Does anyone have any information regarding how this phrase came about? Is there a story behind this?
The cat in copy-cat means person.
The OED says at copy-cat n.:
Etymology: cat n.1 2.
the referenced sense being:
cat n.1 2. fig. a. As a term of contempt for a human being; esp. one who scratches like a cat; a spiteful or backbiting woman. spec. an itinerant worker (U.S. slang).
This is a slang term and was likely used in speech for a long time before being committed to the page, but the first print copy can still give us a rough idea of origin. Etymonline.com tells us:
copycat (n.)
by 1884, Amer.Eng., probably at least a generation older, from copy + cat. As a verb, from 1932.
This Ngram tends to agree, with some instances before 1900, fairly constant use for most of the 20th century, but then a huge increase in the 1980s.
The OED's earliest citation is Jewett's 1896, so I've sent them the Harrison 1887 and Jewett 1890 antedatings from the Slate article.
An article in Slate Magazine tells us the term came from nineteenth-century Maine.

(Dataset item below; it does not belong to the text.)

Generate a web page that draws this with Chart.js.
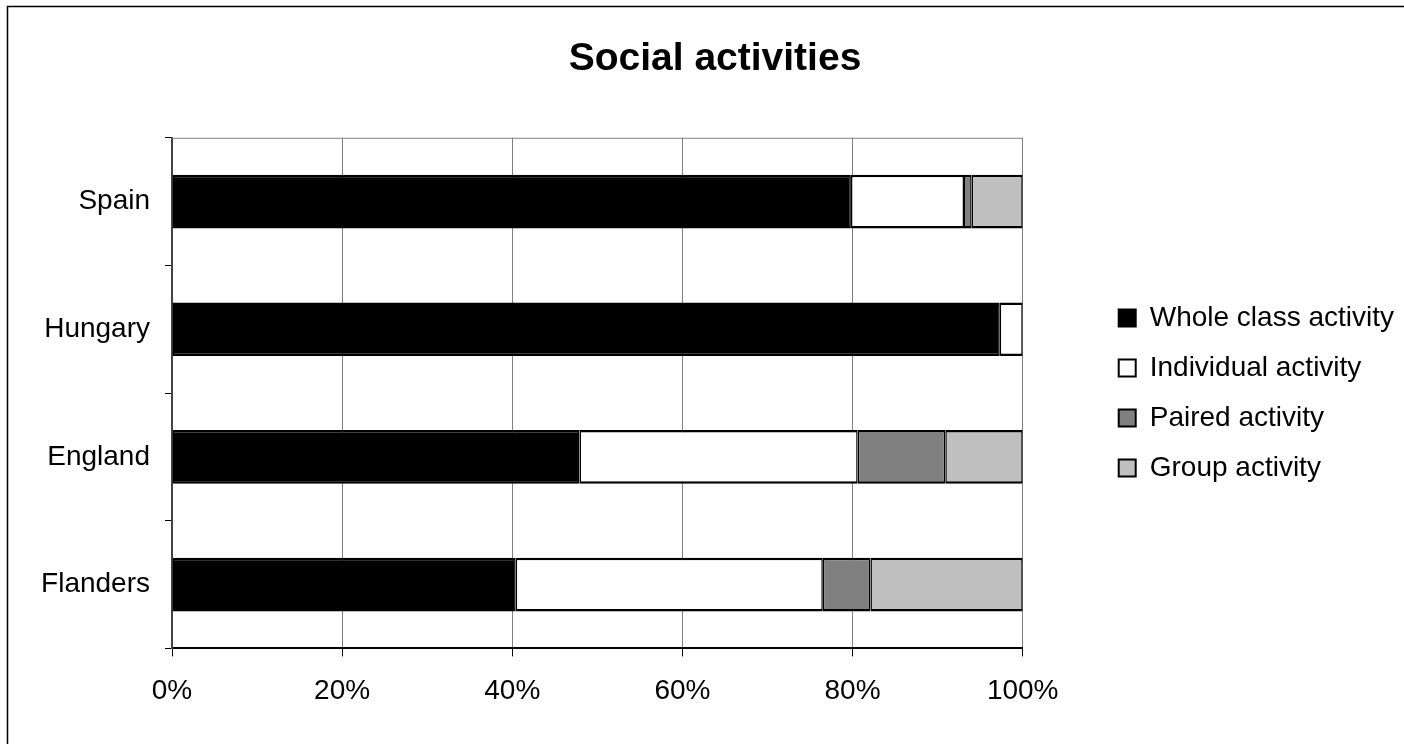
<!DOCTYPE html>
<html lang="en">
<head>
    <meta charset="UTF-8">
    <title>Social activities</title>
    <script src="https://cdn.jsdelivr.net/npm/chart.js"></script>
    <style>
        html, body { margin: 0; padding: 0; background: #fff; }
        canvas { display: block; }
    </style>
</head>
<body>
<canvas id="socialChart" width="1404" height="744"></canvas>
<script>
    const countries = ['Spain', 'Hungary', 'England', 'Flanders'];
    const wholeClass = [79.8, 97.3, 47.9, 40.4];
    const individual = [13.3, 2.7, 32.7, 36.1];
    const paired = [0.9, null, 10.3, 5.6];
    const group = [6.0, null, 9.1, 17.9];
    const xTicks = [0, 20, 40, 60, 80, 100];

    const fontFamily = "'Liberation Sans', Arial, sans-serif";
    const barBorder = { top: 2.5, bottom: 2.5, left: 1.5, right: 1.5 };

    function serie(label, values, colour) {
        return {
            label: label,
            data: values,
            backgroundColor: colour,
            borderColor: '#000',
            borderWidth: barBorder,
            borderSkipped: false,
            barPercentage: 0.42,
            categoryPercentage: 1
        };
    }

    // ramka obrazka i górna krawędź obszaru wykresu
    const frame = {
        id: 'frame',
        beforeDatasetsDraw(chart) {
            const { ctx, chartArea } = chart;
            ctx.save();
            ctx.strokeStyle = '#808080';
            ctx.lineWidth = 1;
            ctx.beginPath();
            ctx.moveTo(chartArea.left, chartArea.top + 0.5);
            ctx.lineTo(chartArea.right, chartArea.top + 0.5);
            ctx.stroke();
            ctx.restore();
        },
        afterDraw(chart) {
            const ctx = chart.ctx;
            ctx.save();
            ctx.strokeStyle = '#000';
            ctx.lineWidth = 1.5;
            ctx.strokeRect(7.5, 6.5, chart.width + 50, chart.height + 50);
            ctx.restore();
        }
    };

    new Chart(document.getElementById('socialChart'), {
        type: 'bar',
        data: {
            labels: countries,
            datasets: [
                serie('Whole class activity', wholeClass, '#000000'),
                serie('Individual activity', individual, '#ffffff'),
                serie('Paired activity', paired, '#808080'),
                serie('Group activity', group, '#c0c0c0')
            ]
        },
        options: {
            indexAxis: 'y',
            responsive: false,
            animation: false,
            devicePixelRatio: 1,
            layout: { padding: { left: 26, top: 10, right: 0, bottom: 18 } },
            scales: {
                x: {
                    stacked: true,
                    min: 0,
                    max: 100,
                    afterBuildTicks(scale) {
                        scale.ticks = xTicks.map(v => ({ value: v }));
                    },
                    ticks: {
                        color: '#000',
                        padding: 18,
                        maxRotation: 0,
                        font: { family: fontFamily, size: 28 },
                        callback: v => v + '%'
                    },
                    grid: {
                        color: '#808080',
                        lineWidth: 1,
                        tickColor: '#000',
                        tickLength: 8
                    },
                    border: { color: '#000', width: 2 }
                },
                y: {
                    stacked: true,
                    afterFit(scale) { scale.width = 146; },
                    ticks: {
                        color: '#000',
                        padding: 15,
                        font: { family: fontFamily, size: 28 }
                    },
                    grid: {
                        offset: true,
                        drawOnChartArea: false,
                        tickColor: '#000',
                        tickLength: 7
                    },
                    border: { color: '#444', width: 2 }
                },
                // pusty odstęp między wykresem a legendą
                gap: {
                    type: 'linear',
                    axis: 'y',
                    position: 'right',
                    display: false,
                    afterFit(scale) { scale.width = 74; }
                }
            },
            plugins: {
                title: {
                    display: true,
                    text: 'Social activities',
                    color: '#000',
                    font: { family: fontFamily, size: 39, weight: 'bold' },
                    padding: { top: 26, bottom: 55 }
                },
                legend: {
                    position: 'right',
                    fullSize: false,
                    labels: {
                        color: '#000',
                        boxWidth: 17,
                        boxHeight: 17,
                        padding: 22,
                        font: { family: fontFamily, size: 28 }
                    }
                },
                tooltip: { enabled: false }
            }
        },
        plugins: [frame]
    });
</script>
</body>
</html>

Constance Cary Harrison's 1887 quasi-memoir Bar Harbor Days contains the first written evidence of the term copycat—that we know of, anyway. "Our boys say you are a copy cat, if you write in anything that's been already printed." Another early example comes from a different Maine-born writer, Sarah Orne Jewett, in her 1890 novel Betty Leicester: A Story for Girls. "I wouldn't be such a copy-cat," Lizzie French tells Betty, upon hearing that Betty wants to start a second all-girls club. Jewett used it again in her 1896 novel Country of Pointed Firs, about an elderly landlady in small-town coastal Maine who tells her friend Mrs. Fosdick, "In these days, the young folk is all copy-cats, 'fraid to death they won't be all just alike." Mrs. Fosdick's response suggests that the term had been part of the spoken vernacular for some time: "I ain't heard of a copy-cat this great many years," said Mrs. Fosdick, laughing; " 'twas a favorite term o' my grandmother's."
The OED's earliest citation is Jewett's 1896, so I've sent them the Harrison 1887 and Jewett 1890 antedatings from Slate Magazine.
We have 2 cats who are sisters. One is a risk taker and very curious and the other much less so. The latter watches her sister when she is applauded for new behaviours and voila - within a day or 2 the 2nd sister is behaving in a similar way. We feel someone years ago saw this parallel behaviour too and coined the expression!!
I have been thinking of this term 'copycat' for a while - it could be an expression deriving from the previous saying: 'curiosity killed the cat' - Since cats are very curious, one cat will follow another cat to see what it is doing or playing with and will no doubt copy/imitate its actions - ie; one cat plays with a small object. Cat lovers who own two cats will certainly confirm this.
There is a greater resemblance between 2 cats than any other kind of animal.